It's easy for most people to tell others what they want, but it's actually a luxury that those with speech disorders don't have. The National Institute on Deafness and Other Communication Disorders estimates that 7.5 million people in the US have trouble using their voices, and now a program called VocaliD wants to help these individuals by having others donate their voices to make customized, synthetic ones that those with impairments can use.
The process starts with VocaliD's cofounder and speech scientist Rupal Patel and her group of specialists who listen to the sounds a patient can make to hear what their voice could sound like. Then they find a surrogate who is similar in age and sex to the patient, and that surrogate speaks and records thousands of sample sentences from books like White Fang or The Velveteen Rabbit. It's a vocabulary and sound building process that's similar to what's used to make Siri and other text-to-speech systems. After the recording sessions, VocaliD uses software that blends the surrogate's voice with the sounds the patient makes to create speech units like vowel sounds. Once all the sounds are blended, a synthetic voice can be made that has both characteristics from the patient and the surrogate.

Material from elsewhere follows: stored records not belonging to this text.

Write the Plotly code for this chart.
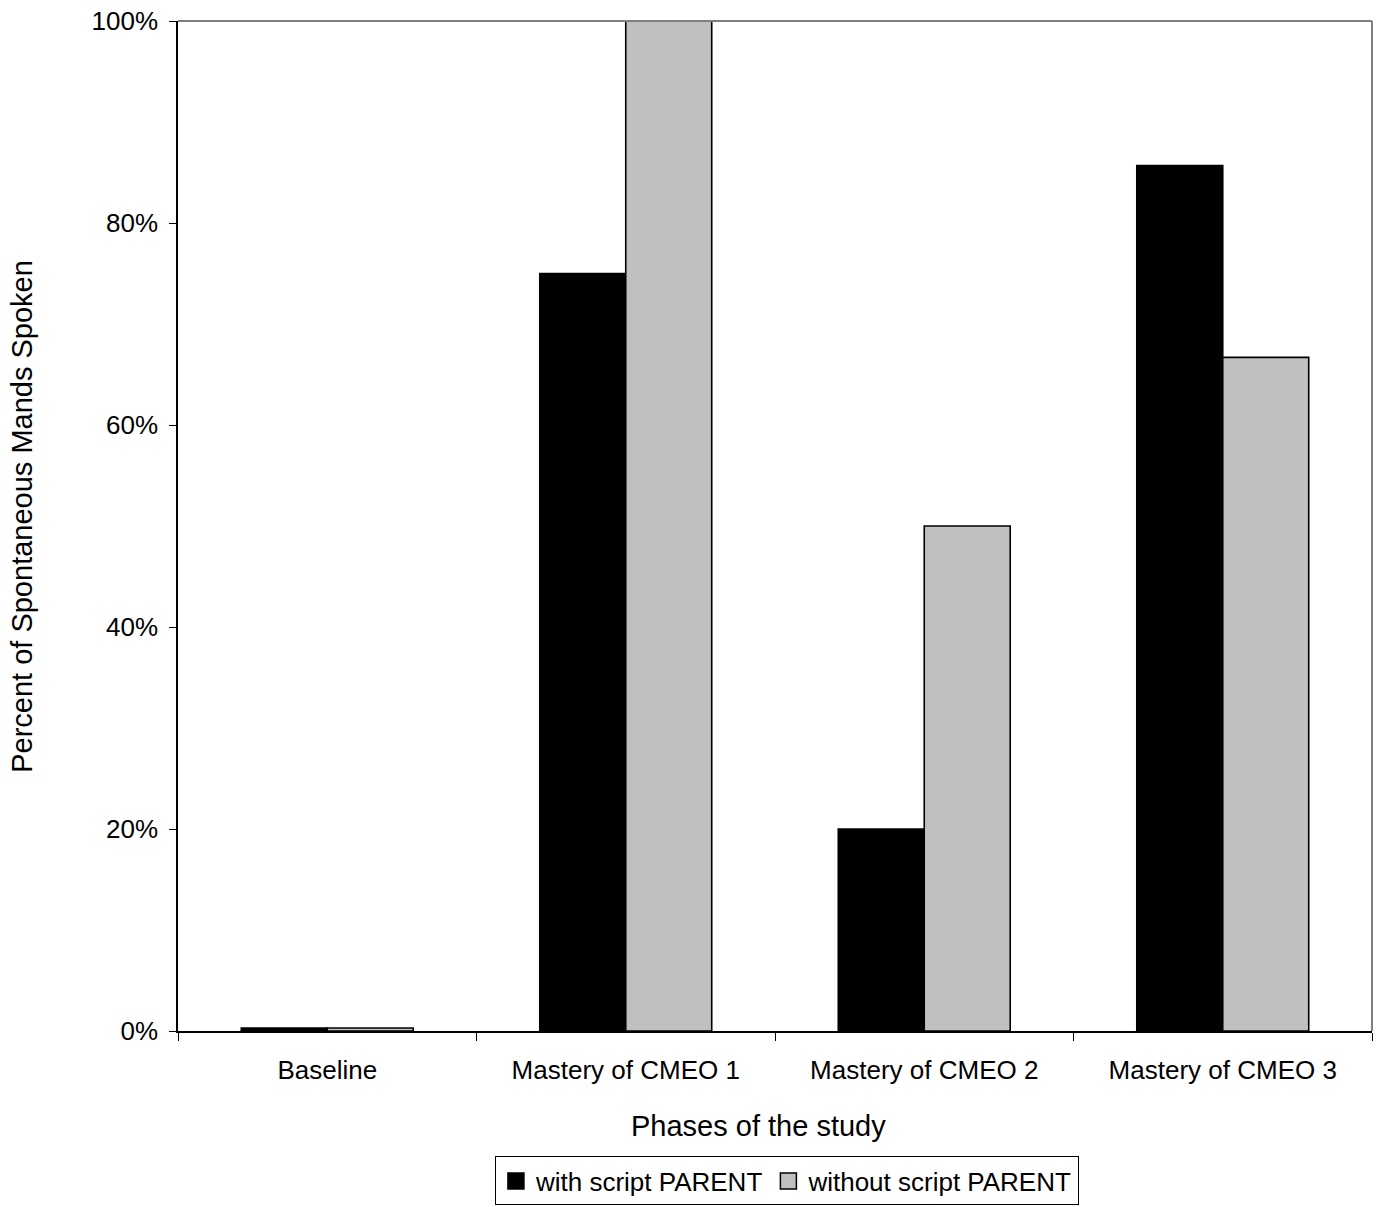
import plotly.graph_objects as go

# Study phases and percent of spontaneous mands spoken per condition
phases = ["Baseline", "Mastery of CMEO 1", "Mastery of CMEO 2", "Mastery of CMEO 3"]
with_script = [0.003, 0.75, 0.20, 0.857]
without_script = [0.003, 1.00, 0.50, 0.667]
series_names = ["with script PARENT", "without script PARENT"]
series_colors = ["#000000", "#C0C0C0"]
y_ticks = [0, 0.2, 0.4, 0.6, 0.8, 1.0]
x_title = "Phases of the study"
y_title = "Percent of Spontaneous Mands Spoken"

FONT = "Liberation Sans, Arial, sans-serif"

fig = go.Figure()
for vals, name, color in zip([with_script, without_script], series_names, series_colors):
    fig.add_trace(go.Bar(
        x=phases, y=vals, name=name, showlegend=False,
        marker=dict(color=color, line=dict(color="#000000", width=1.6)),
    ))

# Legend keys drawn as larger square swatches
for name, color in zip(series_names, series_colors):
    fig.add_trace(go.Scatter(
        x=[None], y=[None], mode="markers", name=name, showlegend=True,
        marker=dict(symbol="square", size=17, color=color,
                    line=dict(color="#000000", width=1.5)),
    ))

fig.update_layout(
    width=1379, height=1207,
    margin=dict(l=178, r=7, t=21, b=176, autoexpand=False),
    paper_bgcolor="white", plot_bgcolor="white",
    font=dict(family=FONT, size=26, color="#000000"),
    barmode="group", bargap=0.424, bargroupgap=0,
    showlegend=True,
    legend=dict(
        orientation="h", x=0.51, xanchor="center", y=-0.1485, yanchor="middle",
        bordercolor="#000000", borderwidth=1, bgcolor="white",
        font=dict(size=26), itemwidth=30, tracegroupgap=0,
    ),
    xaxis=dict(
        showline=True, linecolor="#000000", linewidth=1.5,
        ticks="outside", tickson="boundaries", ticklen=8, tickcolor="#000000",
        tickwidth=1, showgrid=False, tickfont=dict(size=26),
        ticklabelstandoff=15, automargin=False,
    ),
    yaxis=dict(
        range=[0, 1.0], tickvals=y_ticks, tickformat=".0%",
        showline=True, linecolor="#000000", linewidth=1.5,
        ticks="outside", ticklen=7, tickcolor="#000000", tickwidth=1,
        showgrid=False, zeroline=False, tickfont=dict(size=26),
        ticklabelstandoff=6, automargin=False,
    ),
    annotations=[
        dict(text=x_title, xref="paper", yref="paper", x=0.4862, y=-0.0941,
             xanchor="center", yanchor="middle", showarrow=False,
             font=dict(size=29)),
        dict(text=y_title, xref="paper", yref="paper", x=-0.1307, y=0.510,
             xanchor="center", yanchor="middle", showarrow=False,
             textangle=-90, font=dict(size=29)),
    ],
    shapes=[
        dict(type="line", xref="paper", yref="paper", x0=0, x1=1, y0=1, y1=1,
             line=dict(color="#808080", width=2)),
        dict(type="line", xref="paper", yref="paper", x0=1, x1=1, y0=0, y1=1,
             line=dict(color="#808080", width=2)),
    ],
)

fig.write_html("out.html")
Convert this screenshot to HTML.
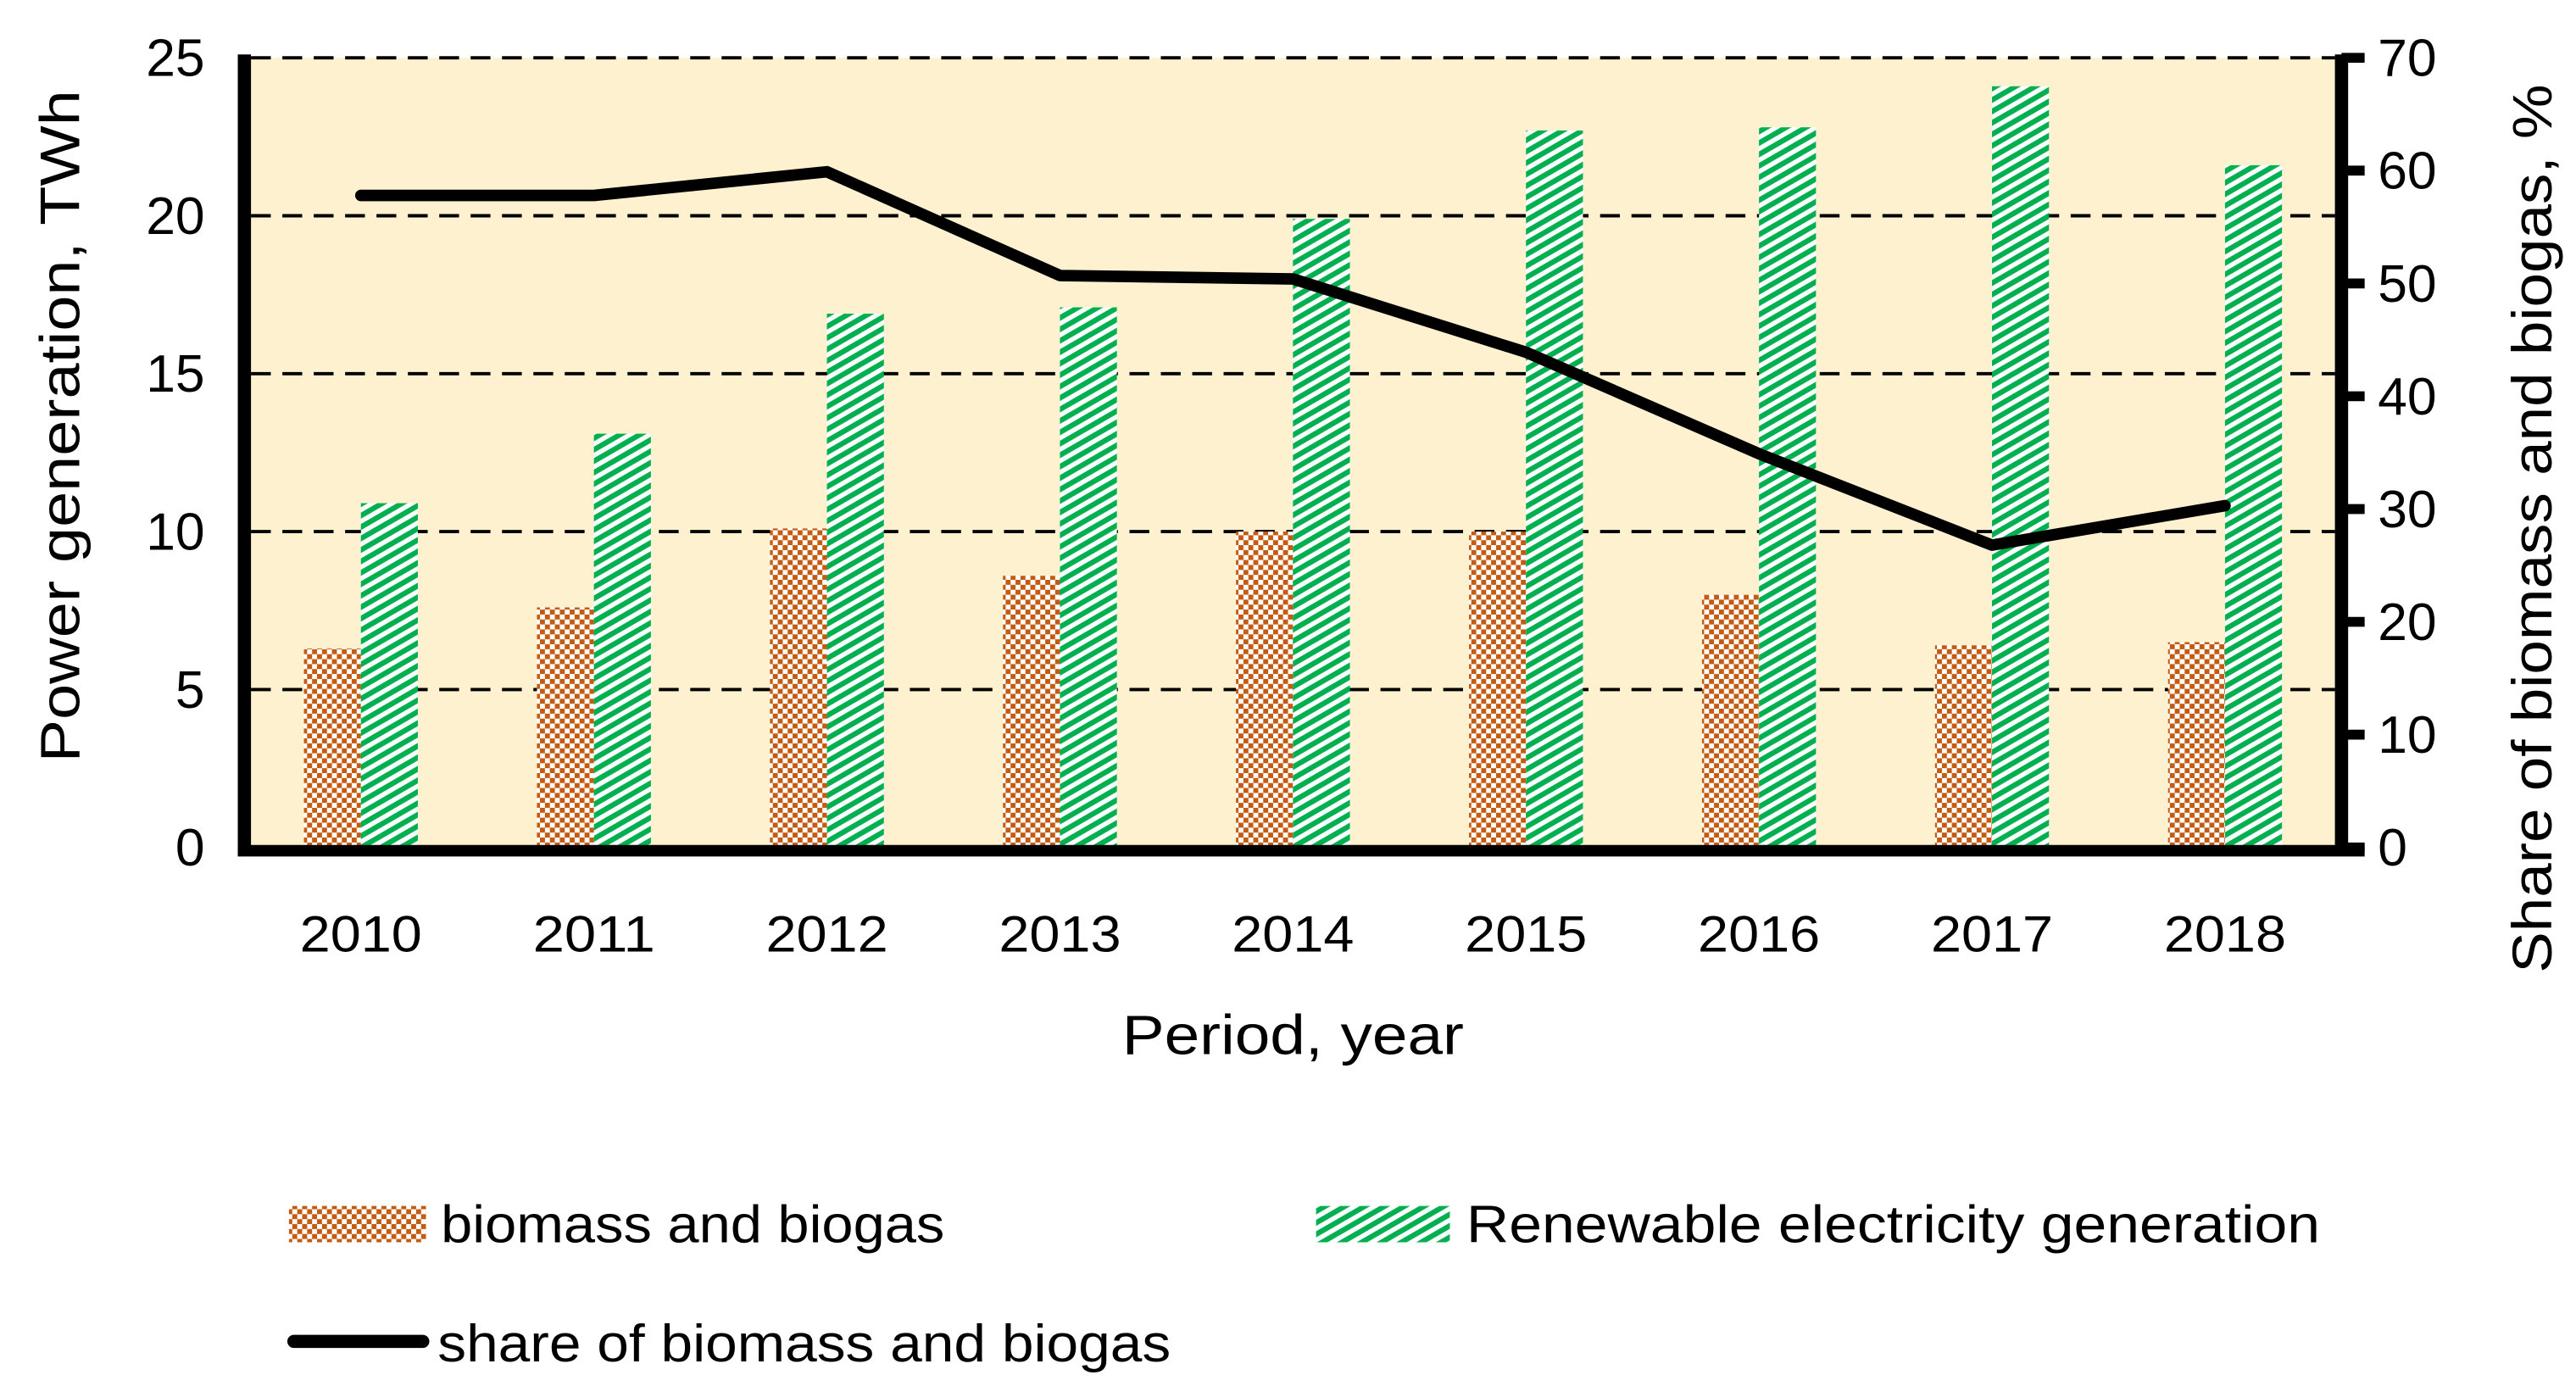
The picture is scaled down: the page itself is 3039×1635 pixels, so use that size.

Donors must read thousands of sample sentences for hours
VocaliD is still in its early stages, being funded by grants from the National Science Foundation, and it's still perfecting the process of recording surrogate voices that takes several hours over many days. The team eventually wants to cut the recording studio out of the mix by making it possible for donors to record their voices over time using an app and either a smartphone or a computer and microphone. There's also currently no indication as to how patients access these voices after they're made; presumably the customized voice is programmed into their preferred communication device or app.
But it is a hopeful start for those with speech disorders — people who suffer from conditions like Parkinson's, cerebral palsy, or verbal apraxia typically rely on dedicated speech devices that have a limited number of vocal choices. Those options tend to lack personality and sound computerized, and while the synthesized voices from VocaliD will likely never sound as fluid as a voice coming out of a person's mouth, they let a person communicate and hear what they might sound like if they could do so on their own.